Hideaki Sorachi’s Gintama exhibits nationalism in a more subtle way. Once known as the Land of Samurais, Edo becomes a city invaded by aliens called Amantos. The shogunate becomes a puppet government ran by these aliens and people were forbidden to hold swords in the possession. This caused many samurais to lose their status, forcing them to wander as “rounins” (masterless samurais). Fans of the anime have posited that the Amantos may be metaphors for the foreigners who arrived in Japan in 1853 as depicted by the arrival of Admiral Perry’s black ships. The prohibition of swords also did happen under the Tokugawa Shogunate. The story then finds conviction in the person of Sakata Gintoki, a former rebel who keeps the samurai spirit by protecting those who are in need. The anime can then be interpreted as a struggle of the Japanese against foreign intervention, with the samurai spirit representing Japanese nationalism.

With these factors at play, we can conclude that anime and media are not mere forms of entertainment. They have proven to be effective venues of nationalism for the Japanese. More importantly, they signify how the dynamics of Japanese nationalism have changed.

From militarism to media

Employing the neo-Marxist theory of Althusser, we can say that anime and manga are ideological state apparatuses (ISAs) which have been utilized by Japan so as to make itself once again accepted by the global community after the war. While the repressive state apparatus (RSA) of militarism inculcates fear, forms of media such as anime and manga utilize influence. With this, Japan was able to promote its culture and its heritage with success. It was able to initiate interest, and to a greater extent, a passion to learn more about its country of origin. Fans of anime and manga all dream of going to Japan, learn its culture, and even master its national language, Nippongo. Countries like the United States and the Philippines franchise popular series and even dub them in native language to reach a wider variety of audience. Events such as bazaars and cosplay events further boost such popularity. Anime and manga, therefore, are cultural ISAs which have helped Japan to be accepted once again by the world despite its strained history.

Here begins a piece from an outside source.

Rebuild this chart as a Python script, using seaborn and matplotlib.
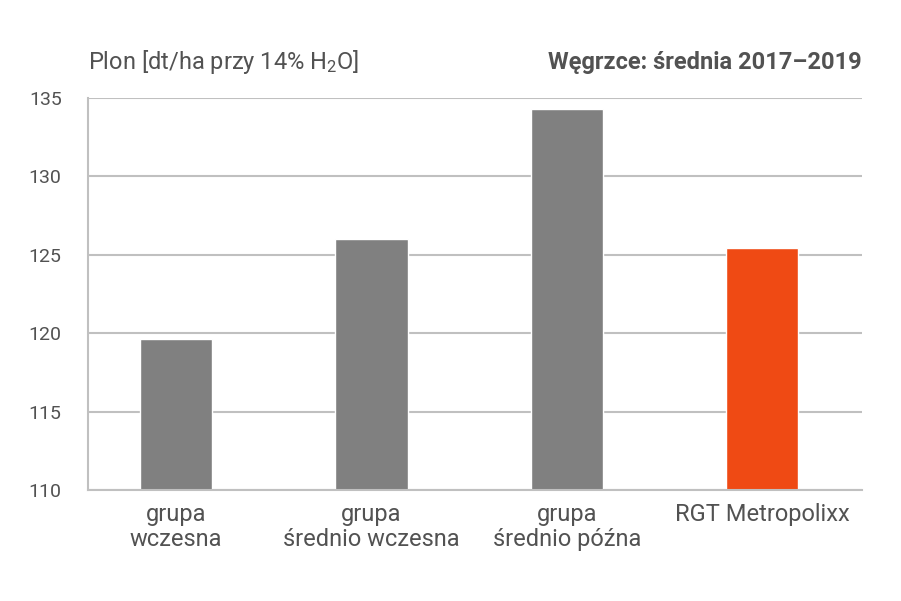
import matplotlib
matplotlib.use("Agg")
import matplotlib.pyplot as plt
import seaborn as sns
import pandas as pd

categories = ["grupa\nwczesna", "grupa\nśrednio wczesna", "grupa\nśrednio późna", "RGT Metropolixx"]
values = [119.6, 126.0, 134.3, 125.45]
colors = ["#808080", "#808080", "#808080", "#EF4A14"]
y_ticks = [110, 115, 120, 125, 130, 135]

df = pd.DataFrame({"kategoria": categories, "plon": values})

sns.set_style("white")
plt.rcParams["font.family"] = ["Roboto", "DejaVu Sans"]
plt.rcParams["mathtext.fontset"] = "custom"
plt.rcParams["mathtext.rm"] = "Roboto"
plt.rcParams["mathtext.it"] = "Roboto"
plt.rcParams["mathtext.default"] = "regular"
text_color = "#525252"
grid_color = "#C0C0C0"

fig = plt.figure(figsize=(9.01, 6.01), dpi=100)
ax = fig.add_axes([88 / 901, 1 - 490 / 601, 774 / 901, 392 / 601])

sns.barplot(data=df, x="kategoria", y="plon", hue="kategoria", palette=colors,
            width=0.37, legend=False, ax=ax, saturation=1)

ax.set_ylim(110, 135)
ax.set_yticks(y_ticks)
ax.set_xlim(-0.45, 3.51)
ax.yaxis.grid(True, color=grid_color, linewidth=1.5)
ax.set_axisbelow(True)
for side in ["top", "right"]:
    ax.spines[side].set_visible(False)
for side in ["left", "bottom"]:
    ax.spines[side].set_color(grid_color)
    ax.spines[side].set_linewidth(1.5)

ax.tick_params(axis="y", length=0, labelsize=14, colors=text_color, pad=19)
ax.tick_params(axis="x", length=0, labelsize=17, colors=text_color, pad=9)
for lbl in ax.get_xticklabels():
    lbl.set_linespacing(1.15)
ax.set_xlabel("")
ax.set_ylabel("")

fig.text(88 / 901, 1 - 62 / 601, "Plon [dt/ha przy 14% H$_2$O]", fontsize=17,
         color=text_color, ha="left", va="center")
fig.text(862 / 901, 1 - 62 / 601, "Węgrzce: średnia 2017–2019", fontsize=17,
         color=text_color, ha="right", va="center", fontweight="bold")

fig.savefig("out.png", dpi=100)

Anime and manga have been effective venues of expressing the sentiments of the Japanese people towards their history as encompassed by their sense of nationalism. Using Althusser’s ISA, we can see that these forms of media have served to be an effective tool of boosting Japan’s popularity. Anime and manga, therefore, represent Japan’s struggle in establishing a culturally-rich image of a nation in the minds of the world rather than a country which has been once known as an aggressor.